I originally planned to write a single-word review of this film: "Sh*tster." But I figured our Chief Justice wouldn't look too kindly on that. Unfortunately, the lack of fecal epithets leaves me at a bit of a loss as to describe the extent of this film's mediocrity.
Let's start, then with a brief rundown of the plot. (No, Not That) Twister offers a glimpse into the unhappy lives of a deeply wacky rural Kansas family, headed by the preternaturally grizzled Harry Dean Stanton. Daughter Maureen (Suzy Amis) is a beer-swilling layabout and single mother of a precocious young daughter. Maureen's ex-boyfriend and absentee father (or is he?) of her child, Chris (The Practice's Dylan McDermott) rolls into town and seeks to worm his way back into Maureen and his daughter's lives. Meanwhile, brother Crispin Glover (deep, mournful sigh) is…there. The film takes these characters and mingles them in a series of combinations of dull, talky scenes until the titular twister forces them all into the house, where the crescendo of tedium that has been building throughout the film finally implodes into a black hole of boredom.

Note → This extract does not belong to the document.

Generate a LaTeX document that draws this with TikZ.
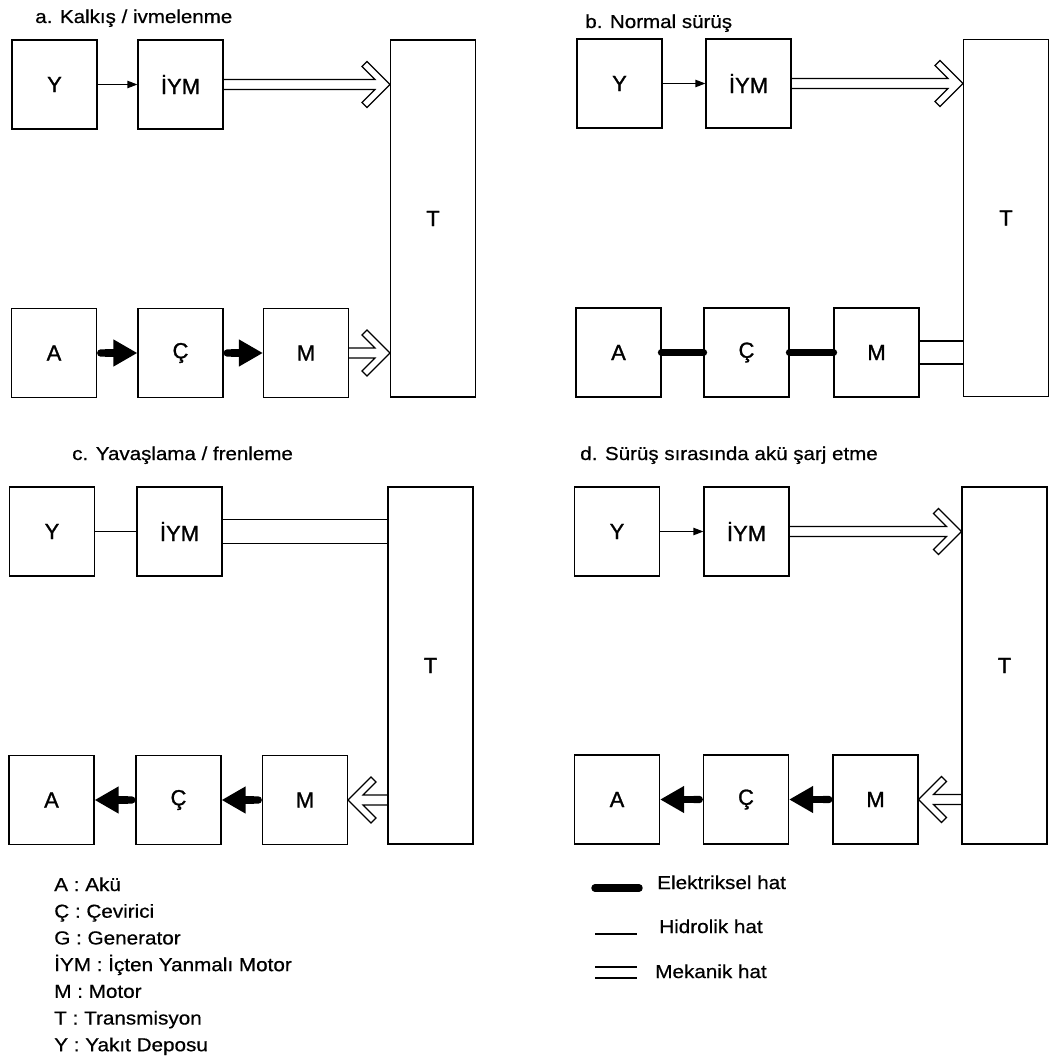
\documentclass[tikz,border=0pt]{standalone}
\usepackage{fontspec}
\setmainfont{Liberation Sans}
\newfontfamily\boxfont{Liberation Sans}[FakeBold=1.2]
\newfontfamily\stretchfont{Liberation Sans}[FakeStretch=1.1,FakeBold=0.6]
\usetikzlibrary{arrows.meta,calc}
\newcommand\mechR[2]{%
  \draw[mech] ($(#1)+(0,-5)$) -- ($(#2)+(-15,-5)$) -- ++(-13,-13) -- ++(5,-5) -- (#2)
    -- ++(-23,23) -- ++(-5,-5) -- ++(13,-13) -- ($(#1)+(0,5)$);}
\newcommand\mechL[2]{%
  \draw[mech] ($(#1)+(0,-5)$) -- ($(#2)+(15,-5)$) -- ++(13,-13) -- ++(-5,-5) -- (#2)
    -- ++(23,23) -- ++(5,-5) -- ++(-13,-13) -- ($(#1)+(0,5)$);}
\begin{document}
\begin{tikzpicture}[x=0.75pt,y=-0.75pt,
  box/.style={draw, line width=1.1pt, minimum width=63.5pt, minimum height=66.75pt,
    inner sep=0pt, font=\boxfont\fontsize{16.5pt}{18pt}\selectfont},
  tbox/.style={box, minimum width=63.5pt, minimum height=268pt},
  hyd/.style={line width=0.9pt},
  hydarr/.style={hyd, -{Triangle[length=7.5pt,width=5.5pt]}},
  elec/.style={line width=5.6pt, line cap=round},
  elecarr/.style={line width=5.6pt, {Round Cap[]}-{Triangle[length=18pt,width=19pt]}},
  mech/.style={line width=0.9pt, line join=miter},
  ttl/.style={anchor=base west, inner sep=0pt, font=\stretchfont\fontsize{14pt}{16pt}\selectfont},
  leg/.style={anchor=base west, inner sep=0pt, font=\stretchfont\fontsize{14.1pt}{15pt}\selectfont}]
\useasboundingbox[fill=white] (0,0) rectangle (1062,1059);

% ---------- a ----------
\node[ttl] (ta) at (35,23) {a. Kalkış / ivmelenme};
\node[box] (Ya) at (54.5,84.5) {Y};
\node[box] (IYMa) at (180.5,84.5) {İYM};
\node[tbox] (Ta) at (433,218.5) {T};
\node[box] (Aa) at (54,353) {A};
\node[box] (Ca) at (180.5,353) {Ç};
\node[box] (Ma) at (306,353) {M};
\draw[hydarr] (Ya) -- (IYMa);
\mechR{IYMa.east}{IYMa.east -| Ta.west}
\draw[elecarr] (Aa.east) -- (Ca.west);
\draw[elecarr] (Ca.east) -- (Ma.west);
\mechR{Ma.east}{Ma.east -| Ta.west}

% ---------- b ----------
\node[ttl] (tb) at (585,28) {b. Normal sürüş};
\node[box] (Yb) at (619.5,83.5) {Y};
\node[box] (IYMb) at (748.5,83.5) {İYM};
\node[tbox] (Tb) at (1006,218) {T};
\node[box] (Ab) at (618.5,352.5) {A};
\node[box] (Cb) at (746.5,352.5) {Ç};
\node[box] (Mb) at (876.5,352.5) {M};
\draw[hydarr] (Yb) -- (IYMb);
\mechR{IYMb.east}{IYMb.east -| Tb.west}
\draw[elec] (Ab.east) -- (Cb.west);
\draw[elec] (Cb.east) -- (Mb.west);
\draw[mech] ($(Mb.east)+(0,-11.5)$) -- ($(Mb.east -| Tb.west)+(0,-11.5)$);
\draw[mech] ($(Mb.east)+(0,11.5)$) -- ($(Mb.east -| Tb.west)+(0,11.5)$);

% ---------- c ----------
\node[ttl] (tc) at (72,460) {c. Yavaşlama / frenleme};
\node[box] (Yc) at (52,531.5) {Y};
\node[box] (IYMc) at (179.5,531.5) {İYM};
\node[tbox] (Tc) at (430.5,665.5) {T};
\node[box] (Ac) at (51.5,800) {A};
\node[box] (Cc) at (178.5,800) {Ç};
\node[box] (Mc) at (305,800) {M};
\draw[hyd] (Yc) -- (IYMc);
\draw[mech] ($(IYMc.east)+(0,-12)$) -- ($(IYMc.east -| Tc.west)+(0,-12)$);
\draw[mech] ($(IYMc.east)+(0,12)$) -- ($(IYMc.east -| Tc.west)+(0,12)$);
\draw[elecarr] (Cc.west) -- (Ac.east);
\draw[elecarr] (Mc.west) -- (Cc.east);
\mechL{Mc.east -| Tc.west}{Mc.east}

% ---------- d ----------
\node[ttl] (td) at (580,460) {d. Sürüş sırasında akü şarj etme};
\node[box] (Yd) at (617,531.5) {Y};
\node[box] (IYMd) at (746.5,531.5) {İYM};
\node[tbox] (Td) at (1004.5,665.5) {T};
\node[box] (Ad) at (617,799.5) {A};
\node[box] (Cd) at (746,799.5) {Ç};
\node[box] (Md) at (875.5,799.5) {M};
\draw[hydarr] (Yd) -- (IYMd);
\mechR{IYMd.east}{IYMd.east -| Td.west}
\draw[elecarr] (Cd.west) -- (Ad.east);
\draw[elecarr] (Md.west) -- (Cd.east);
\mechL{Md.east -| Td.west}{Md.east}

% ---------- legends ----------
\node[leg] (l1) at (54,891) {A : Akü};
\node[leg] (l2) at (54,917.7) {Ç : Çevirici};
\node[leg] (l3) at (54,944.4) {G : Generator};
\node[leg] (l4) at (54,971.1) {İYM : İçten Yanmalı Motor};
\node[leg] (l5) at (54,997.8) {M : Motor};
\node[leg] (l6) at (54,1024.5) {T : Transmisyon};
\node[leg] (l7) at (54,1051.2) {Y : Yakıt Deposu};

\coordinate (e1) at (595,888); \coordinate (e2) at (639,888);
\draw[elec] (e1) -- (e2);
\node[leg] (le) at (657,889) {Elektriksel hat};
\coordinate (h1) at (595,934); \coordinate (h2) at (637,934);
\draw[hyd] (h1) -- (h2);
\node[leg] (lh) at (659,933) {Hidrolik hat};
\coordinate (m1) at (595,967); \coordinate (m2) at (637,967);
\coordinate (m3) at (595,978); \coordinate (m4) at (637,978);
\draw[mech] (m1) -- (m2);
\draw[mech] (m3) -- (m4);
\node[leg] (lm) at (655,978) {Mekanik hat};
\end{tikzpicture}
\end{document}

Okay, truth to tell, it's not that bad. With the exception of the always annoying Crispin Glover, each individual moment of Twister might, in more capable hands, contain some dramatic and/or comedic value. Unfortunately, director Michael Almereyda, whose blazing lack of talent would blossom putridly in his thoroughly inept 2000 adaptation of Hamlet, knows a good deal more about framing shots than stitching them together into a coherent narrative. Almereyda's idea of compelling drama involves characters standing around spouting "wacky" lines while taking turns chewing the scenery. It's like watching a Merchant-Ivory remake of a John Waters film.
About the only reason for anyone to watch Twister is to take in the unique charms of Crispin Glover, who is given free rein in this film to be as self-indulgently nutty as he likes. If that concept excites you, godspeed. To everyone else, this film represents 93 minutes torn from your life and carried away by a tornado of dreck. Even mildly amusing cameo appearances by the likes of Tim Robbins and William S. Burroughs can't save this mess.
Video? Audio? Special features? Please. This is an Artisan catalog release. Need I say more? Let's put it this way, the packaging lists "Full Screen Version" as a special feature. For shame, Artisan. For shame.
Somewhere, deep within Twister, is a searing portrayal of the disintegration of a family, leavened by quirky, oddball humor. But that thin undertone of genuine artistry is fatally smothered beneath a miasma of smug, callow gestures that will please only the heavily medicated…and fans of Crispin Glover, which may be redundant.